Abstract Monsters & Hit Locations

My homebrew heartbreaker Cinco is looking right at home with a non-granular "hits-to-kill" measure for opponents in violent encounters. Besides keeping things simple, it also redirects attention away from raw numbers, towards the fiction. Here are what "abstract monsters" look like now:

Bracket Hearts Damage
Minion (M) 1 ½
Grunt (G) 2 1
Elite (E) 4 2
Boss (B) 8 3

So, let's talk about dragons. A dragon could be one hulking mass with 8 hearts that deals 3 damage on a single landed hit. This definitely keeps it simple, but is that super interesting? Why not split its 8 hearts between 3 parts: its body and two clawed wings? Each wing functions as a "grunt", having 2 hearts and dealing 1 damage—easy enough to stand up against, but not really the brunt of the beast. The dragon's body, however, has 4 hearts and deals 2 damage. This means the dragon will bite and kill anyone who faces it head-on.

This is less about defining monsters as gamey abstractions than thinking about how to foreground their fiction, especially in terms of the characters and their relative positioning. If you want to fight a dragon, first of all, good luck. Second of all, how do you plan to do that? What approaches are more worthwhile but at the same time riskier? You can cut off a wing, but all you're ultimately going to do is keep it grounded. Maybe afterwards, you can take advantage of its immobility to climb and strike it from above where it can't bite you.
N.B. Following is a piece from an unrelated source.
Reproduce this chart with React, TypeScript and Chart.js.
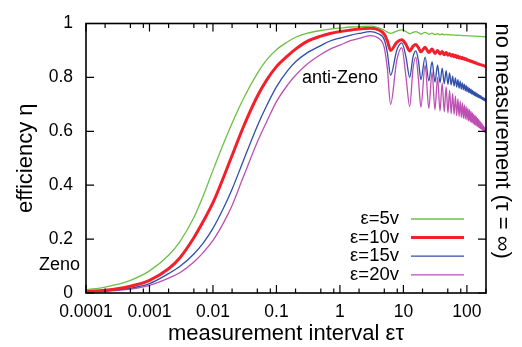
import { useEffect, useRef } from "react";
import { Chart, registerables } from "chart.js";

Chart.register(...registerables);

const FONT = "'Liberation Sans', Arial, Helvetica, sans-serif";

// measurement interval ετ (shared x values)
const tau = [
  0.0001, 0.0002, 0.0005, 0.001, 0.002, 0.003, 0.005, 0.007, 0.01, 0.015, 0.02, 0.03, 0.05, 0.07, 0.1, 0.15, 0.2, 0.3, 0.5, 0.7, 1, 1.5, 2, 3, 4, 5, 5.6,
  6.28, 7.85, 9.42, 11.0, 12.57, 14.14, 15.71, 17.28, 18.85,
  21.99, 25.13,
  28.27, 31.42,
  34.56, 37.7,
  40.84, 43.98,
  47.12, 50.27,
  53.41, 56.55,
  59.69, 62.83,
  65.97, 69.12,
  72.26, 75.4,
  78.54, 81.68,
  84.82, 87.96,
  91.11, 94.25,
  97.39, 100.53,
  103.67, 106.81,
  109.96, 113.1,
  116.24, 119.38,
  122.52, 125.66,
  128.81, 131.95,
  135.09, 138.23,
  141.37, 144.51,
  147.65, 150.8,
  153.94, 157.08,
  160.22, 163.36,
  166.5, 169.65,
  172.79, 175.93,
  179.07, 182.21,
  185.35, 188.5,
  191.64, 194.78,
  197.92,
  200,
];

// efficiency η, ε = 5v
const effEps5 = [
  0.012, 0.022, 0.047, 0.082, 0.14, 0.19, 0.28, 0.36, 0.455, 0.56, 0.63, 0.72, 0.815, 0.865, 0.903, 0.932, 0.949, 0.963, 0.974, 0.979, 0.983, 0.987, 0.988, 0.99, 0.985, 0.975, 0.968,
  0.963, 0.972, 0.976, 0.97, 0.962, 0.967, 0.97, 0.966, 0.961,
  0.967, 0.96,
  0.964, 0.959,
  0.962, 0.958,
  0.961, 0.958,
  0.96, 0.958,
  0.959, 0.957,
  0.958, 0.957,
  0.957, 0.956,
  0.957, 0.956,
  0.956, 0.956,
  0.955, 0.955,
  0.955, 0.955,
  0.955, 0.954,
  0.954, 0.954,
  0.954, 0.954,
  0.954, 0.953,
  0.953, 0.953,
  0.953, 0.953,
  0.953, 0.953,
  0.953, 0.952,
  0.952, 0.952,
  0.952, 0.952,
  0.952, 0.952,
  0.952, 0.951,
  0.951, 0.951,
  0.951, 0.951,
  0.951, 0.951,
  0.95, 0.95,
  0.95,
  0.95,
];

// efficiency η, ε = 10v
const effEps10 = [
  0.006, 0.01, 0.025, 0.047, 0.09, 0.13, 0.205, 0.265, 0.335, 0.435, 0.51, 0.615, 0.73, 0.79, 0.84, 0.88, 0.905, 0.933, 0.953, 0.963, 0.97, 0.976, 0.98, 0.982, 0.977, 0.96, 0.935,
  0.9, 0.93, 0.94, 0.922, 0.898, 0.915, 0.922, 0.91, 0.895,
  0.912, 0.892,
  0.905, 0.889,
  0.9, 0.887,
  0.896, 0.884,
  0.892, 0.882,
  0.888, 0.879,
  0.885, 0.877,
  0.882, 0.874,
  0.879, 0.872,
  0.876, 0.87,
  0.874, 0.868,
  0.871, 0.866,
  0.869, 0.864,
  0.865, 0.862,
  0.863, 0.86,
  0.861, 0.858,
  0.859, 0.856,
  0.857, 0.854,
  0.855, 0.853,
  0.853, 0.851,
  0.851, 0.85,
  0.85, 0.848,
  0.848, 0.847,
  0.847, 0.846,
  0.846, 0.845,
  0.844, 0.844,
  0.843, 0.842,
  0.842, 0.841,
  0.841,
  0.84,
];

// efficiency η, ε = 15v
const effEps15 = [
  0.004, 0.008, 0.018, 0.035, 0.072, 0.098, 0.145, 0.185, 0.24, 0.32, 0.385, 0.49, 0.62, 0.695, 0.765, 0.825, 0.858, 0.89, 0.918, 0.935, 0.946, 0.957, 0.963, 0.97, 0.962, 0.94, 0.89,
  0.808, 0.9, 0.928, 0.874, 0.8, 0.875, 0.898, 0.86, 0.792,
  0.875, 0.787,
  0.858, 0.783,
  0.845, 0.78,
  0.834, 0.777,
  0.825, 0.774,
  0.817, 0.772,
  0.805, 0.768,
  0.798, 0.764,
  0.792, 0.76,
  0.786, 0.757,
  0.78, 0.754,
  0.775, 0.75,
  0.77, 0.747,
  0.765, 0.744,
  0.76, 0.741,
  0.756, 0.738,
  0.752, 0.735,
  0.748, 0.733,
  0.745, 0.73,
  0.742, 0.728,
  0.739, 0.726,
  0.736, 0.724,
  0.733, 0.722,
  0.731, 0.72,
  0.728, 0.718,
  0.726, 0.716,
  0.724, 0.714,
  0.721, 0.712,
  0.719,
  0.716,
];

// efficiency η, ε = 20v
const effEps20 = [
  0.003, 0.006, 0.014, 0.028, 0.055, 0.075, 0.115, 0.15, 0.195, 0.265, 0.325, 0.43, 0.56, 0.635, 0.71, 0.772, 0.808, 0.848, 0.885, 0.905, 0.92, 0.937, 0.945, 0.955, 0.946, 0.91, 0.83,
  0.7, 0.862, 0.91, 0.8, 0.692, 0.83, 0.875, 0.79, 0.69,
  0.845, 0.685,
  0.82, 0.68,
  0.8, 0.675,
  0.78, 0.672,
  0.765, 0.668,
  0.752, 0.665,
  0.74, 0.662,
  0.73, 0.658,
  0.72, 0.655,
  0.712, 0.652,
  0.705, 0.648,
  0.698, 0.645,
  0.692, 0.642,
  0.686, 0.638,
  0.68, 0.635,
  0.674, 0.632,
  0.668, 0.628,
  0.663, 0.625,
  0.658, 0.622,
  0.653, 0.619,
  0.648, 0.616,
  0.643, 0.613,
  0.638, 0.61,
  0.633, 0.607,
  0.628, 0.604,
  0.623, 0.601,
  0.618, 0.598,
  0.614, 0.595,
  0.61,
  0.6,
];

const seriesLabels = ["ε=5v", "ε=10v", "ε=15v", "ε=20v"];
const xTickValues = [0.0001, 0.001, 0.01, 0.1, 1, 10, 100];
const xTickLabels = ["0.0001", "0.001", "0.01", "0.1", "1", "10", "100"];
const xMinorFactors = [2, 5, 8];
const yTickValues = [0, 0.2, 0.4, 0.6, 0.8, 1];
const yTickLabels = ["0", "0.2", "0.4", "0.6", "0.8", "1"];

const lineStyles = [
  { color: "#6cc046", width: 1.3 },
  { color: "#f2202b", width: 3 },
  { color: "#2f4fa8", width: 1.3 },
  { color: "#bd4fb3", width: 1.3 },
];

const gnuplotFrame = {
  id: "gnuplotFrame",
  afterDatasetsDraw(chart: any) {
    const { ctx, chartArea: a, scales } = chart;
    const sx = scales.x;
    const sy = scales.y;
    const major = 8;
    const minor = 4.5;
    ctx.save();
    ctx.strokeStyle = "#000";
    ctx.lineWidth = 1.2;
    ctx.beginPath();
    for (const v of xTickValues) {
      const p = sx.getPixelForValue(v);
      ctx.moveTo(p, a.bottom);
      ctx.lineTo(p, a.bottom - major);
      ctx.moveTo(p, a.top);
      ctx.lineTo(p, a.top + major);
      for (const f of xMinorFactors) {
        const mv = v * f;
        if (mv > sx.max) continue;
        const q = sx.getPixelForValue(mv);
        ctx.moveTo(q, a.bottom);
        ctx.lineTo(q, a.bottom - minor);
        ctx.moveTo(q, a.top);
        ctx.lineTo(q, a.top + minor);
      }
    }
    for (const v of yTickValues) {
      const p = sy.getPixelForValue(v);
      ctx.moveTo(a.left, p);
      ctx.lineTo(a.left + major, p);
      ctx.moveTo(a.right, p);
      ctx.lineTo(a.right - major, p);
    }
    ctx.stroke();
    ctx.lineWidth = 1.6;
    ctx.strokeRect(a.left, a.top, a.right - a.left, a.bottom - a.top);

    // gnuplot-style key inside the plot
    ctx.textBaseline = "middle";
    chart.data.datasets.forEach((ds: any, i: number) => {
      const y = 219 + i * 18.6;
      ctx.font = `18.5px ${FONT}`;
      ctx.textAlign = "right";
      ctx.fillStyle = "#000";
      ctx.fillText(ds.label, 399, y);
      ctx.strokeStyle = ds.borderColor;
      ctx.lineWidth = ds.borderWidth;
      ctx.beginPath();
      ctx.moveTo(411, y);
      ctx.lineTo(464, y);
      ctx.stroke();
    });

    ctx.font = `18px ${FONT}`;
    ctx.fillStyle = "#000";
    ctx.textAlign = "left";
    ctx.fillText("anti-Zeno", 302, 78);
    ctx.textAlign = "right";
    ctx.fillText("Zeno", 80, 265);
    ctx.restore();
  },
};

export default function App() {
  const ref = useRef<HTMLCanvasElement>(null);
  useEffect(() => {
    document.body.style.margin = "0";
    const canvas = ref.current!;
    const series = [effEps5, effEps10, effEps15, effEps20];
    const chart = new Chart(canvas, {
      type: "line",
      data: {
        datasets: series.map((ys, i) => ({
          label: seriesLabels[i],
          data: tau.map((x, j) => ({ x, y: ys[j] })),
          borderColor: lineStyles[i].color,
          backgroundColor: lineStyles[i].color,
          borderWidth: lineStyles[i].width,
          pointRadius: 0,
          fill: false,
          cubicInterpolationMode: "monotone" as const,
        })),
      },
      options: {
        responsive: false,
        animation: false,
        devicePixelRatio: 1,
        layout: { padding: { top: 15, left: 0, right: 0, bottom: 0 } },
        plugins: { legend: { display: false }, tooltip: { enabled: false } },
        scales: {
          x: {
            type: "logarithmic",
            min: 0.0001,
            max: 200,
            grid: { display: false, drawTicks: false },
            border: { display: false },
            afterBuildTicks: (s: any) => {
              s.ticks = xTickValues.map((v) => ({ value: v }));
            },
            afterFit: (s: any) => {
              s.height = 54;
            },
            ticks: {
              autoSkip: false,
              maxRotation: 0,
              padding: 8.5,
              color: "#000",
              font: { size: 17.5, family: FONT },
              callback: (_v: any, i: number) => xTickLabels[i],
            },
            title: {
              display: true,
              text: "measurement interval ετ",
              color: "#000",
              font: { size: 22, family: FONT },
              padding: { top: 0, bottom: 0 },
            },
          },
          y: {
            type: "linear",
            position: "left",
            min: 0,
            max: 1,
            grid: { display: false, drawTicks: false },
            border: { display: false },
            afterBuildTicks: (s: any) => {
              s.ticks = yTickValues.map((v) => ({ value: v }));
            },
            afterFit: (s: any) => {
              s.width = 86;
            },
            ticks: {
              padding: 13,
              color: "#000",
              font: { size: 17.5, family: FONT },
              callback: (_v: any, i: number) => yTickLabels[i],
            },
            title: {
              display: true,
              text: "efficiency η",
              color: "#000",
              font: { size: 22, family: FONT },
              padding: { top: 12.5, bottom: 0 },
            },
          },
          yRight: {
            type: "linear",
            position: "right",
            min: 0,
            max: 1,
            grid: { display: false, drawTicks: false },
            border: { display: false },
            ticks: { display: false },
            afterFit: (s: any) => {
              s.width = 36;
            },
            title: {
              display: true,
              text: "no measurement (τ = ∞)",
              align: "end",
              color: "#000",
              font: { size: 22, family: FONT },
              padding: { top: 7.2, bottom: 0 },
            },
          },
        },
      },
      plugins: [gnuplotFrame],
    });
    return () => chart.destroy();
  }, []);
  return (
    <div style={{ position: "fixed", left: 0, top: 0, width: 522, height: 347 }}>
      <canvas ref={ref} width={522} height={347} />
    </div>
  );
}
The goal is to avoid thinking of them as damage buckets or puzzles with solutions, but instead as living things, dynamic in their mechanical representation as well as their diegetic "reality".

The hit location rule from the Blackmoor supplement actually provides a handy heuristic. Maybe a monster like a dragon has multiple parts whose total hearts number more than 8. However, if a dragon loses 8 hearts total on any subset of its parts (or if an essential part is targeted and hit), it's reasonable to rule that the dragon is defeated. This makes it easy to come up with new parts on the fly, responding to players' actions dynamically, rather than having to predetermine each slice of the dragon. This could probably apply to bog-standard D&D monsters too, in principle.

Another note: minions are definitionally monsters that fall on one hit, but all the other brackets can have "bloodied" conditions when they lose half their hearts. Maybe a dragon who loses 4 hearts gets a refresh on its breath weapon attack. This too is compatible with dynamic hit locations if you just keep count!


  1. i love that you call them hearts! ideal. also, hit locations having much more abstracted damage seems sooo much nicer than any instance of tracking individual hitpoints for each portion of a creatures body. i like that a part is innately capable of also dealing damage proportional to its weight, makes each part feel real and important. you could even give it a black hack style abilitiy check modifier per hit, though that could be overkill (and totally irrelevant depending on how checks work). that dynamic generation of parts is pretty interesting! i was wondering how you might communicate each "section" to the player apart from just abstracting each attack to the dragon's tail/head/feet into the body... maybe the dragon has 8 hits to distribute over its body similar to a FMC.B Fighter distributing Prowess? meaning they could put some hearts into their tale to deal an extra 1 hit attack or something? maybe too fiddly..

    this also reminds me a lot of CHOPWOOD OPERA by The Bottomless Sarcophagus, which has been my favourite hit location system so far. but this seems more adaptable and less fiddly in a very pleasing way!

    1. thank you!! to be clear, i don't think damage is necessarily proportional to weight---the monster brackets are useful for shorthand but are not the end-all-be-all!

      importantly, the sections are not necessarily predefined. the point is less to formally model a monster and its parts than to easily make way for fiction. if you approach a dragon from its side you'll get the wing, and if you approach it from the front you get the teeth.

      (also some missing context: monsters here don't make separate attack rolls, but player-characters just react to how monsters move and act towards them.)